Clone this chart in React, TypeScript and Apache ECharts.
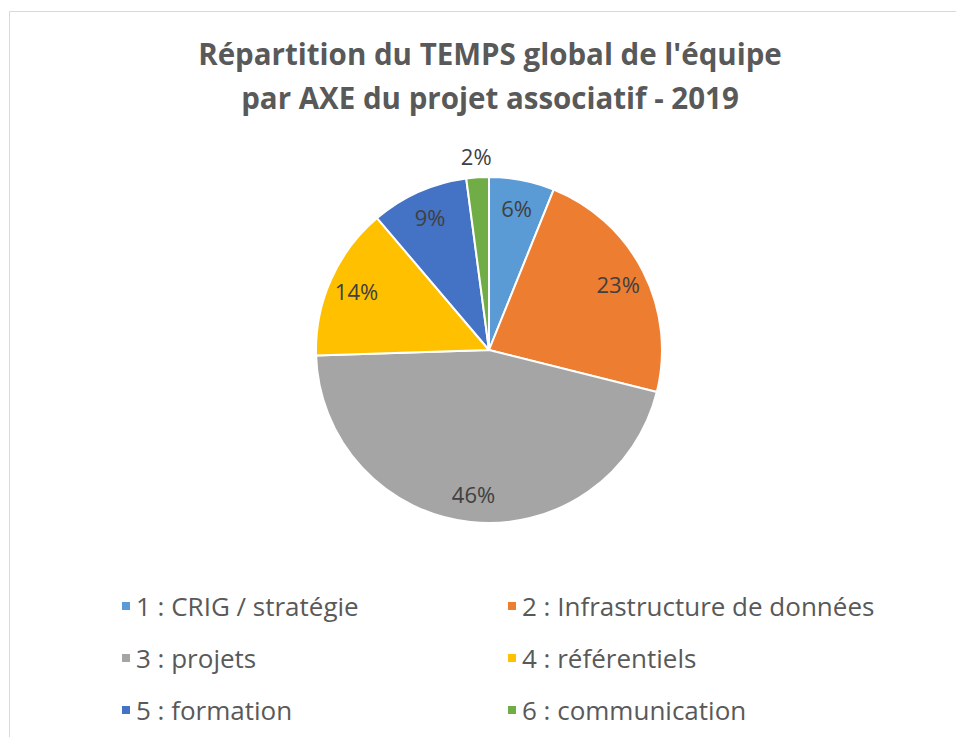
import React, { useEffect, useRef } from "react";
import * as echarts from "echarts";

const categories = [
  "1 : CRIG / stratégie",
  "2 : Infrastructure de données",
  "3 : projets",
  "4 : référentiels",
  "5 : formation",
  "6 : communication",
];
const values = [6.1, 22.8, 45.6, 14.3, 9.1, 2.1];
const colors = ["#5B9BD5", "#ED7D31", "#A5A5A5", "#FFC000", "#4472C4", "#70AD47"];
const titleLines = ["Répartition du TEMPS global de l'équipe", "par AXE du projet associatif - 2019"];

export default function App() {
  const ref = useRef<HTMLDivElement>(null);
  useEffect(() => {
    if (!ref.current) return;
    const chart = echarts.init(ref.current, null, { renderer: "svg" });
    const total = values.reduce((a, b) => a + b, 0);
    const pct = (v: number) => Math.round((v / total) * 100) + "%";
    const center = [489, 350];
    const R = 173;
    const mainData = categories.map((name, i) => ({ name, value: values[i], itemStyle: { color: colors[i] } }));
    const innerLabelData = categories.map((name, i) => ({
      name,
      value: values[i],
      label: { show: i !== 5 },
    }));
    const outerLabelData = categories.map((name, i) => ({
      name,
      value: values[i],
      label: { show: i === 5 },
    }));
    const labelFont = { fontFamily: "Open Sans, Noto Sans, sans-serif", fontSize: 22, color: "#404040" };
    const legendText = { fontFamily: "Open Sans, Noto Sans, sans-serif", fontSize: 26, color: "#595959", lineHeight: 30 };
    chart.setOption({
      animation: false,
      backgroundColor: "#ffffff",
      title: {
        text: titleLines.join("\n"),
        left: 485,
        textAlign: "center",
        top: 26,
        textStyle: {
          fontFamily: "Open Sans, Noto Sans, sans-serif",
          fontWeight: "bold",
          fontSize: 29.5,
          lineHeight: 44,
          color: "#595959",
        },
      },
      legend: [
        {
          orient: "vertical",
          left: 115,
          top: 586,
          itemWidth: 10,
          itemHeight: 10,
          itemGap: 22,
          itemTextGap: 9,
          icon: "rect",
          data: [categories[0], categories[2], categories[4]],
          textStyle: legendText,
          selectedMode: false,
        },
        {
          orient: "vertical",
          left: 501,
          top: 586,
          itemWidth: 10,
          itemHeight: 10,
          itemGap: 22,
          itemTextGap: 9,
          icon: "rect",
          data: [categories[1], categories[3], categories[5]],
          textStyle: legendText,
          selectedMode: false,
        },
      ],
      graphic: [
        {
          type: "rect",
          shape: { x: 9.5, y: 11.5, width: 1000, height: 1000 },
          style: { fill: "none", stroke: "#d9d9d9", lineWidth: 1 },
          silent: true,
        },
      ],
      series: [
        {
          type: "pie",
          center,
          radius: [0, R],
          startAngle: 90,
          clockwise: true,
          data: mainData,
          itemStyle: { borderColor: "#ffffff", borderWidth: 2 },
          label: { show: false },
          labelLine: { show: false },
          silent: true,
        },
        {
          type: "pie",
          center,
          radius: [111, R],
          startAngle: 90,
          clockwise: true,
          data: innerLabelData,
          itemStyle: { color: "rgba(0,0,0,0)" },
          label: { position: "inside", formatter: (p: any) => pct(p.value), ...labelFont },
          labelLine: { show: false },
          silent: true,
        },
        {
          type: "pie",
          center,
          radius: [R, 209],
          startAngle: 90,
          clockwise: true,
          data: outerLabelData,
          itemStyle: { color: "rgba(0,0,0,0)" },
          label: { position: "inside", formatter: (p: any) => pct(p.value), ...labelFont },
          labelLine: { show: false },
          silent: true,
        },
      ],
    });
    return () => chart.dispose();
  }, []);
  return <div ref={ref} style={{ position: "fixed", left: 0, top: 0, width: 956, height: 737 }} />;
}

What you should do
Return the material line for line, from its beginning to the line that contains "du TEMPS global", with the pictures left out.

Output
Clone this chart in React, TypeScript and Apache ECharts.
import React, { useEffect, useRef } from "react";
import * as echarts from "echarts";

const categories = [
  "1 : CRIG / stratégie",
  "2 : Infrastructure de données",
  "3 : projets",
  "4 : référentiels",
  "5 : formation",
  "6 : communication",
];
const values = [6.1, 22.8, 45.6, 14.3, 9.1, 2.1];
const colors = ["#5B9BD5", "#ED7D31", "#A5A5A5", "#FFC000", "#4472C4", "#70AD47"];
const titleLines = ["Répartition du TEMPS global de l'équipe", "par AXE du projet associatif - 2019"];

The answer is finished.